## Start SOURCE EXCERPT

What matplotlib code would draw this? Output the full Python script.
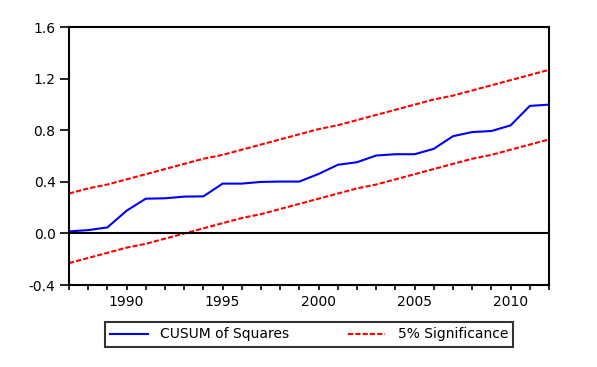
import matplotlib
matplotlib.use("Agg")
import matplotlib.pyplot as plt
from matplotlib.ticker import MultipleLocator

# CUSUM of squares data
years = list(range(1987, 2013))
cusum_sq = [0.016, 0.026, 0.047, 0.177, 0.270, 0.273, 0.286, 0.288, 0.387, 0.387,
            0.400, 0.403, 0.403, 0.462, 0.533, 0.553, 0.605, 0.615, 0.615, 0.657,
            0.755, 0.787, 0.795, 0.839, 0.990, 1.000]
upper = [0.31, 0.35, 0.38, 0.42, 0.46, 0.50, 0.54, 0.58, 0.61, 0.65, 0.69, 0.73, 0.77,
         0.81, 0.84, 0.88, 0.92, 0.96, 1.00, 1.04, 1.07, 1.11, 1.15, 1.19, 1.23, 1.27]
lower = [-0.23, -0.19, -0.15, -0.11, -0.08, -0.04, 0.00, 0.04, 0.08, 0.12, 0.15, 0.19, 0.23,
         0.27, 0.31, 0.35, 0.38, 0.42, 0.46, 0.50, 0.54, 0.58, 0.61, 0.65, 0.69, 0.73]

plt.rcParams["font.family"] = ["DejaVu Sans"]

fig = plt.figure(figsize=(5.97, 3.67), dpi=100)
ax = fig.add_axes([0.1156, 0.2234, 0.804, 0.7022])

ax.plot(years, cusum_sq, color="#0000ff", lw=1.5, label="CUSUM of Squares")
ax.plot(years, upper, color="#ff0000", lw=1.5, ls=(0, (2.5, 1)), label="5% Significance")
ax.plot(years, lower, color="#ff0000", lw=1.5, ls=(0, (2.5, 1)))
ax.axhline(0, color="black", lw=1.5)

ax.set_xlim(1987, 2012)
ax.set_ylim(-0.4, 1.6)
ax.yaxis.set_major_locator(MultipleLocator(0.4))
ax.yaxis.set_major_formatter(plt.FuncFormatter(lambda v, p: f"{v:.1f}"))
ax.xaxis.set_major_locator(MultipleLocator(5))
ax.xaxis.set_minor_locator(MultipleLocator(1))

for s in ax.spines.values():
    s.set_linewidth(1.5)
ax.tick_params(axis="both", which="both", direction="out", width=1.2,
               labelsize=10, colors="black")
ax.tick_params(axis="x", which="both", length=3.6, pad=3.6)
ax.tick_params(axis="y", length=6.5, pad=3.2)

leg = ax.legend(loc="upper center", bbox_to_anchor=(0.5, -0.143), borderaxespad=0,
                ncol=2, frameon=True, fancybox=False, fontsize=10, handlelength=2.7,
                columnspacing=4.2, borderpad=0.4, handletextpad=0.9)
leg.get_frame().set_edgecolor("black")
leg.get_frame().set_linewidth(1.5)

plt.savefig("out.png", dpi=100)
plt.close()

## End SOURCE EXCERPT

**WHAT TO PRODUCE**
Restate the full listing verbatim and drop every picture.

**WRITTEN RESPONSE**
What matplotlib code would draw this? Output the full Python script.
import matplotlib
matplotlib.use("Agg")
import matplotlib.pyplot as plt
from matplotlib.ticker import MultipleLocator

# CUSUM of squares data
years = list(range(1987, 2013))
cusum_sq = [0.016, 0.026, 0.047, 0.177, 0.270, 0.273, 0.286, 0.288, 0.387, 0.387,
            0.400, 0.403, 0.403, 0.462, 0.533, 0.553, 0.605, 0.615, 0.615, 0.657,
            0.755, 0.787, 0.795, 0.839, 0.990, 1.000]
upper = [0.31, 0.35, 0.38, 0.42, 0.46, 0.50, 0.54, 0.58, 0.61, 0.65, 0.69, 0.73, 0.77,
         0.81, 0.84, 0.88, 0.92, 0.96, 1.00, 1.04, 1.07, 1.11, 1.15, 1.19, 1.23, 1.27]
lower = [-0.23, -0.19, -0.15, -0.11, -0.08, -0.04, 0.00, 0.04, 0.08, 0.12, 0.15, 0.19, 0.23,
         0.27, 0.31, 0.35, 0.38, 0.42, 0.46, 0.50, 0.54, 0.58, 0.61, 0.65, 0.69, 0.73]

plt.rcParams["font.family"] = ["DejaVu Sans"]

fig = plt.figure(figsize=(5.97, 3.67), dpi=100)
ax = fig.add_axes([0.1156, 0.2234, 0.804, 0.7022])

ax.plot(years, cusum_sq, color="#0000ff", lw=1.5, label="CUSUM of Squares")
ax.plot(years, upper, color="#ff0000", lw=1.5, ls=(0, (2.5, 1)), label="5% Significance")
ax.plot(years, lower, color="#ff0000", lw=1.5, ls=(0, (2.5, 1)))
ax.axhline(0, color="black", lw=1.5)

ax.set_xlim(1987, 2012)
ax.set_ylim(-0.4, 1.6)
ax.yaxis.set_major_locator(MultipleLocator(0.4))
ax.yaxis.set_major_formatter(plt.FuncFormatter(lambda v, p: f"{v:.1f}"))
ax.xaxis.set_major_locator(MultipleLocator(5))
ax.xaxis.set_minor_locator(MultipleLocator(1))

for s in ax.spines.values():
    s.set_linewidth(1.5)
ax.tick_params(axis="both", which="both", direction="out", width=1.2,
               labelsize=10, colors="black")
ax.tick_params(axis="x", which="both", length=3.6, pad=3.6)
ax.tick_params(axis="y", length=6.5, pad=3.2)

leg = ax.legend(loc="upper center", bbox_to_anchor=(0.5, -0.143), borderaxespad=0,
                ncol=2, frameon=True, fancybox=False, fontsize=10, handlelength=2.7,
                columnspacing=4.2, borderpad=0.4, handletextpad=0.9)
leg.get_frame().set_edgecolor("black")
leg.get_frame().set_linewidth(1.5)

plt.savefig("out.png", dpi=100)
plt.close()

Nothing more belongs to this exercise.